### What this task involves
Each line from the top of the listing through the one holding "0.0008, 0.0002, 0.0]" should be restated word for word, with nothing added and no pictures.
>>>
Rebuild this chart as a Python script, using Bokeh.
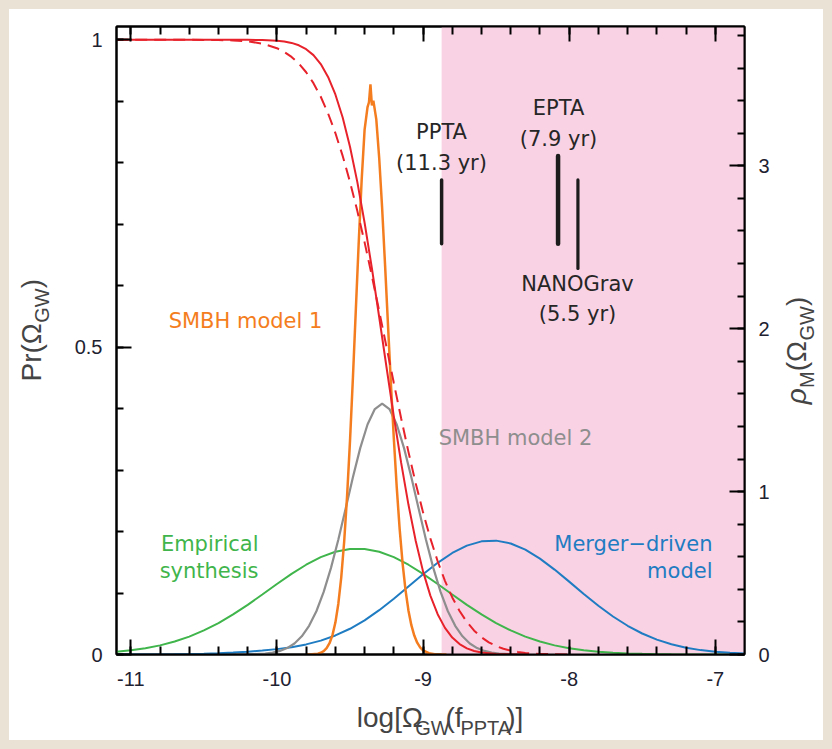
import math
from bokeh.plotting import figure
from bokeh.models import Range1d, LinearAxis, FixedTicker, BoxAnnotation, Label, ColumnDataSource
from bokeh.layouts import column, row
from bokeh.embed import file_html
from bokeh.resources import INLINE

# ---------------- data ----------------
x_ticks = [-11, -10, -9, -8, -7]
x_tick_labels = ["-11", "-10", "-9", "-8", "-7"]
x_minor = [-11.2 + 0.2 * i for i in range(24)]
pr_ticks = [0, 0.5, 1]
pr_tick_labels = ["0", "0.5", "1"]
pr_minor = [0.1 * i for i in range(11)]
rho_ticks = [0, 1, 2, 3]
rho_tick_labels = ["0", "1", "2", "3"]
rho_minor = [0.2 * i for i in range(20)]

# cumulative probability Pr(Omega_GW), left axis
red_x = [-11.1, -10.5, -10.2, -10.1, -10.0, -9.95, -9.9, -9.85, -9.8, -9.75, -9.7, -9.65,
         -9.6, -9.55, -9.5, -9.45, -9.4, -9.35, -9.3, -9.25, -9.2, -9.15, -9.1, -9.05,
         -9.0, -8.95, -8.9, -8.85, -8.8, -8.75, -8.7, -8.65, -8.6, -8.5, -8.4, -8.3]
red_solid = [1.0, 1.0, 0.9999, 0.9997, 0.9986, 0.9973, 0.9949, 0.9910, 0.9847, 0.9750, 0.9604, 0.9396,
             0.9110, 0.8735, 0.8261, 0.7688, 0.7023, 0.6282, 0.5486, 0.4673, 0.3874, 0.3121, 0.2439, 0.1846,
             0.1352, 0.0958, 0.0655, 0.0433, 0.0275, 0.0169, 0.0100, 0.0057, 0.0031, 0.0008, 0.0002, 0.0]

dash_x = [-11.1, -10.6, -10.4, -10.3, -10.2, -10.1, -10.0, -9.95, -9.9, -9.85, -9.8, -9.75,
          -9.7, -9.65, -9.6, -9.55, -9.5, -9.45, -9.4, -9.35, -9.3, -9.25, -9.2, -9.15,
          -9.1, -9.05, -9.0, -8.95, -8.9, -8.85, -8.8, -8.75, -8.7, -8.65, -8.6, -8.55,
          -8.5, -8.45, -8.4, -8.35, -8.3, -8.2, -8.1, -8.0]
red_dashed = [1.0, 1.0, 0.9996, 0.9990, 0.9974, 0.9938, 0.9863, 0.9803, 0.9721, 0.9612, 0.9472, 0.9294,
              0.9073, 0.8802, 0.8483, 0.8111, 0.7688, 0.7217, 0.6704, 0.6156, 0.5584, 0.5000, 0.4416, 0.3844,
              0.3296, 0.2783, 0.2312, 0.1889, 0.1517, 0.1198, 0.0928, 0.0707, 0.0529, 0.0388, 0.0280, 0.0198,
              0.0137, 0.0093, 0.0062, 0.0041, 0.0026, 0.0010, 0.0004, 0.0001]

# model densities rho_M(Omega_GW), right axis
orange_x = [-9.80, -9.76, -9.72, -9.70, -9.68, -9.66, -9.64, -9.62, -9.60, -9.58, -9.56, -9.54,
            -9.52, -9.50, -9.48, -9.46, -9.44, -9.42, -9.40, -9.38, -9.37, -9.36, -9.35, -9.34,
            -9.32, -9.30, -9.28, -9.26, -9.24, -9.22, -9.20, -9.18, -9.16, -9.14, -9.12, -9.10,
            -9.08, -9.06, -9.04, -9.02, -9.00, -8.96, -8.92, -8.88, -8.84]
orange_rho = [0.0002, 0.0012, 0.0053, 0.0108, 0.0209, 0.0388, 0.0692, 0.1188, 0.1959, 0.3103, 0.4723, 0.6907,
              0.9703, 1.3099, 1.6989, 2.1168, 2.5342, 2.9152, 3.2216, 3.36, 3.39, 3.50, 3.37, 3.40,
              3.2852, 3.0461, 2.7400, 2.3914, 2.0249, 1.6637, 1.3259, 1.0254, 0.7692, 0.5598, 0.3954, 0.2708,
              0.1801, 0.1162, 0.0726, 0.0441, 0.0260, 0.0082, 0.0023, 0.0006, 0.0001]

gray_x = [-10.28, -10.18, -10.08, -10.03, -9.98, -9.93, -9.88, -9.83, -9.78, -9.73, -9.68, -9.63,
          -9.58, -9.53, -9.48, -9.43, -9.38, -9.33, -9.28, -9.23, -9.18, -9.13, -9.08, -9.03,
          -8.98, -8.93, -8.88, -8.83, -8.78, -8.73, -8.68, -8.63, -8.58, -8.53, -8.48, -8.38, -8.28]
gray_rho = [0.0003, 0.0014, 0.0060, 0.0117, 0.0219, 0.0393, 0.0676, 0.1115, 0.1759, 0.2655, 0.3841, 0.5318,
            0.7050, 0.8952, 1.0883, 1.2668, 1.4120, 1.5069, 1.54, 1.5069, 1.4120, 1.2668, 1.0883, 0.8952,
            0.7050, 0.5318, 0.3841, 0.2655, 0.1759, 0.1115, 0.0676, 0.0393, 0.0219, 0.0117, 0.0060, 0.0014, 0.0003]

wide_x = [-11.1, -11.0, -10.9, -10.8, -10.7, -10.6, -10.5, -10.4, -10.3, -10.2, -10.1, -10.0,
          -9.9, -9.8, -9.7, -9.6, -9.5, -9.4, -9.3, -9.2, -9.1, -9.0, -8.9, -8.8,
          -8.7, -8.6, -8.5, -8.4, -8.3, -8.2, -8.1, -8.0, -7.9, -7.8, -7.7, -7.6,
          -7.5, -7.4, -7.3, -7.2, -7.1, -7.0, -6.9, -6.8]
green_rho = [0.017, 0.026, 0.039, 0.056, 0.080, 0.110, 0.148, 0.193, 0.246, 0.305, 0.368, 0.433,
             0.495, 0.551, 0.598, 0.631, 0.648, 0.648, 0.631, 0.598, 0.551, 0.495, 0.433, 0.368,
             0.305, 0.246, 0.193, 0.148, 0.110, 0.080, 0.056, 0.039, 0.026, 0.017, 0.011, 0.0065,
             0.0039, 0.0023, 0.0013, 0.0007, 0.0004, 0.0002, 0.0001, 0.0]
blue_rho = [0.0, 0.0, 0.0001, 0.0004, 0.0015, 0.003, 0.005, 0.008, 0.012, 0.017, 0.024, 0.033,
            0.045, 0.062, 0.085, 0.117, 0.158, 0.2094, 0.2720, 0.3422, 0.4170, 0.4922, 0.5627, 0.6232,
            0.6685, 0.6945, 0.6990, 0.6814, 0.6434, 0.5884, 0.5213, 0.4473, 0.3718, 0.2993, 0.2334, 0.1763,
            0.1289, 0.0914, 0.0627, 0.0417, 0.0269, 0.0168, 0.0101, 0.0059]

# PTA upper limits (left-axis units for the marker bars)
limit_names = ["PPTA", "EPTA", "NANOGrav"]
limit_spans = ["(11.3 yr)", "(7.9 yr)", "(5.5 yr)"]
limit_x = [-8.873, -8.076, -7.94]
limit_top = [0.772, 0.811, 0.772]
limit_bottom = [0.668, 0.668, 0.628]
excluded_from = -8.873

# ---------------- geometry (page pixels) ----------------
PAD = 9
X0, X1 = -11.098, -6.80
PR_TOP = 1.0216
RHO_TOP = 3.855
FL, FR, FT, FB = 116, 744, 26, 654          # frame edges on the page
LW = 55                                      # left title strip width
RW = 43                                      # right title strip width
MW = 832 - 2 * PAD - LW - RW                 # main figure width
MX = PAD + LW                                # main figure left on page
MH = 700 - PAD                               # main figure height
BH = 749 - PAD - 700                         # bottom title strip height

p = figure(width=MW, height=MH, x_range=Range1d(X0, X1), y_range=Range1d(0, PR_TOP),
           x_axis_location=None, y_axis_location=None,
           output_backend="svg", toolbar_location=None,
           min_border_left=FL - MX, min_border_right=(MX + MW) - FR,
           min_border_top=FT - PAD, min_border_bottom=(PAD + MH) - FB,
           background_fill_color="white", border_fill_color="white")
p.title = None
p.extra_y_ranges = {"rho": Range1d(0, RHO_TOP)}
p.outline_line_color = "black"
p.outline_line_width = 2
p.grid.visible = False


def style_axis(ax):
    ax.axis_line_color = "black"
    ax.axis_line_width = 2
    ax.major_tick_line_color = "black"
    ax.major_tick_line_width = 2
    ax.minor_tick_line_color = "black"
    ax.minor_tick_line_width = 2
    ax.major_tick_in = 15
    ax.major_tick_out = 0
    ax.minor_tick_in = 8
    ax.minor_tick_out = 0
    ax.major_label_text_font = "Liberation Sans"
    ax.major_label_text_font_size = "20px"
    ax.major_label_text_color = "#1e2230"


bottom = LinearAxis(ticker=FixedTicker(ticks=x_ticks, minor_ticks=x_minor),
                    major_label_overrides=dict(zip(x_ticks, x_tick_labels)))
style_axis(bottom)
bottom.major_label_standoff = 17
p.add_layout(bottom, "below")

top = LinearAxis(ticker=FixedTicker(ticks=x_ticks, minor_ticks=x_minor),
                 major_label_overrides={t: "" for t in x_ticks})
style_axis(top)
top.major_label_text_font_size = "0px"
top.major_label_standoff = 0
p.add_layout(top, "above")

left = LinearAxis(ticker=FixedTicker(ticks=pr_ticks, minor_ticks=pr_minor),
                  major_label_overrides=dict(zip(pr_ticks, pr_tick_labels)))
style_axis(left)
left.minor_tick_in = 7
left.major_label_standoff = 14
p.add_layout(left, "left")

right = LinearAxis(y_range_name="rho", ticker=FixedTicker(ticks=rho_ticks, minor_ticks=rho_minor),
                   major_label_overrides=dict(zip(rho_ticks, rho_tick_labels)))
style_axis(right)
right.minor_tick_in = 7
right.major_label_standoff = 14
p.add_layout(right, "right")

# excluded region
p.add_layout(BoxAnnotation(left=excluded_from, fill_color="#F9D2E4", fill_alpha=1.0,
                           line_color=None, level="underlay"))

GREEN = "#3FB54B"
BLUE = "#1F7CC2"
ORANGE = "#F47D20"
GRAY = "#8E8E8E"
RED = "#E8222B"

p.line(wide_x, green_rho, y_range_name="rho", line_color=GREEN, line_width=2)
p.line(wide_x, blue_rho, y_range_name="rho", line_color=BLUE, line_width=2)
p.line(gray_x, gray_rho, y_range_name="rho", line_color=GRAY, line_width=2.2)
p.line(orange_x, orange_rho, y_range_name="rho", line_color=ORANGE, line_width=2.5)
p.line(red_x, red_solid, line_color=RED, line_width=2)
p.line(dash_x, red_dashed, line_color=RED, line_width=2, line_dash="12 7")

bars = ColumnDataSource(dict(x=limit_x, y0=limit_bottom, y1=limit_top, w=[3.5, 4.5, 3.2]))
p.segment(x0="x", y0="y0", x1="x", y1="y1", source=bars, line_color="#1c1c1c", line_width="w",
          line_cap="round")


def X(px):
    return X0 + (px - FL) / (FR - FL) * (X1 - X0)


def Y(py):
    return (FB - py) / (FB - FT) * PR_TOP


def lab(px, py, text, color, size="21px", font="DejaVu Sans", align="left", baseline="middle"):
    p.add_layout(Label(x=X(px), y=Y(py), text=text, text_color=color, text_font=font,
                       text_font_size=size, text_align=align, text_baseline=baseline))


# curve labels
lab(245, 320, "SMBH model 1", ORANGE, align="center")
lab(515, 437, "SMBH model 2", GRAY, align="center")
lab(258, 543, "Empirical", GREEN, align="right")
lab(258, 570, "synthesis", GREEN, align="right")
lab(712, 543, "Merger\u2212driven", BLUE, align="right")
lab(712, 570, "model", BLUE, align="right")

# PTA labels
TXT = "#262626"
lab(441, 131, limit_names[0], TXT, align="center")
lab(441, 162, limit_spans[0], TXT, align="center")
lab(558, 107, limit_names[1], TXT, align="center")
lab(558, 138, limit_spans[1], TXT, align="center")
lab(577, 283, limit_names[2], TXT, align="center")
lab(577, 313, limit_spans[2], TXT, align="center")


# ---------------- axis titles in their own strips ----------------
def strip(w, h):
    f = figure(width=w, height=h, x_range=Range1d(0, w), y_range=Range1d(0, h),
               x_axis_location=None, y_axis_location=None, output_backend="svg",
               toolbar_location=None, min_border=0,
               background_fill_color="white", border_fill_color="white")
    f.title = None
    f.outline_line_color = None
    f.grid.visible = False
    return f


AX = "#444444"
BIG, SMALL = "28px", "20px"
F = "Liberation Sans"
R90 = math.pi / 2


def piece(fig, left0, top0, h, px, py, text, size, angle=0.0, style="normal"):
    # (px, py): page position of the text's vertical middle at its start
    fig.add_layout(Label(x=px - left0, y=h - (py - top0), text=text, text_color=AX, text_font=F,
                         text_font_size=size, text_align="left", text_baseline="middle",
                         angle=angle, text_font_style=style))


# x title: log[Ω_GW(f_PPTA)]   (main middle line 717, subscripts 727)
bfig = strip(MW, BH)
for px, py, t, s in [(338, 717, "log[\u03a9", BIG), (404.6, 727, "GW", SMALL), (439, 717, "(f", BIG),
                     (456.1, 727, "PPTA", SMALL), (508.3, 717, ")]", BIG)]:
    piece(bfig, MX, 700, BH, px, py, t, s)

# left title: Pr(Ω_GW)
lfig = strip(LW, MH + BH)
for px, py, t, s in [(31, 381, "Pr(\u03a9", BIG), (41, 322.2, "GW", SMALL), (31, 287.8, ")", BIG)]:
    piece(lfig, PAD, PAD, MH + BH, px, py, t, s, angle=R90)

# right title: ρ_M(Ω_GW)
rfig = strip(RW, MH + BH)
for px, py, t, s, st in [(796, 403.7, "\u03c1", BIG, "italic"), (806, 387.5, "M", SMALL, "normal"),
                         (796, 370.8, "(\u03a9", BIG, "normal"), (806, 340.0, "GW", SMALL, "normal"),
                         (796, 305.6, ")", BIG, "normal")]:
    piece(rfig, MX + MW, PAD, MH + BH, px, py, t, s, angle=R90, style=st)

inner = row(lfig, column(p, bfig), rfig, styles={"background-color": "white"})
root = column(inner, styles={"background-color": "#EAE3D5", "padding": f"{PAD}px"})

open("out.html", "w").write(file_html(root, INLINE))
<<<
### Result for this exercise
Rebuild this chart as a Python script, using Bokeh.
import math
from bokeh.plotting import figure
from bokeh.models import Range1d, LinearAxis, FixedTicker, BoxAnnotation, Label, ColumnDataSource
from bokeh.layouts import column, row
from bokeh.embed import file_html
from bokeh.resources import INLINE

# ---------------- data ----------------
x_ticks = [-11, -10, -9, -8, -7]
x_tick_labels = ["-11", "-10", "-9", "-8", "-7"]
x_minor = [-11.2 + 0.2 * i for i in range(24)]
pr_ticks = [0, 0.5, 1]
pr_tick_labels = ["0", "0.5", "1"]
pr_minor = [0.1 * i for i in range(11)]
rho_ticks = [0, 1, 2, 3]
rho_tick_labels = ["0", "1", "2", "3"]
rho_minor = [0.2 * i for i in range(20)]

# cumulative probability Pr(Omega_GW), left axis
red_x = [-11.1, -10.5, -10.2, -10.1, -10.0, -9.95, -9.9, -9.85, -9.8, -9.75, -9.7, -9.65,
         -9.6, -9.55, -9.5, -9.45, -9.4, -9.35, -9.3, -9.25, -9.2, -9.15, -9.1, -9.05,
         -9.0, -8.95, -8.9, -8.85, -8.8, -8.75, -8.7, -8.65, -8.6, -8.5, -8.4, -8.3]
red_solid = [1.0, 1.0, 0.9999, 0.9997, 0.9986, 0.9973, 0.9949, 0.9910, 0.9847, 0.9750, 0.9604, 0.9396,
             0.9110, 0.8735, 0.8261, 0.7688, 0.7023, 0.6282, 0.5486, 0.4673, 0.3874, 0.3121, 0.2439, 0.1846,
             0.1352, 0.0958, 0.0655, 0.0433, 0.0275, 0.0169, 0.0100, 0.0057, 0.0031, 0.0008, 0.0002, 0.0]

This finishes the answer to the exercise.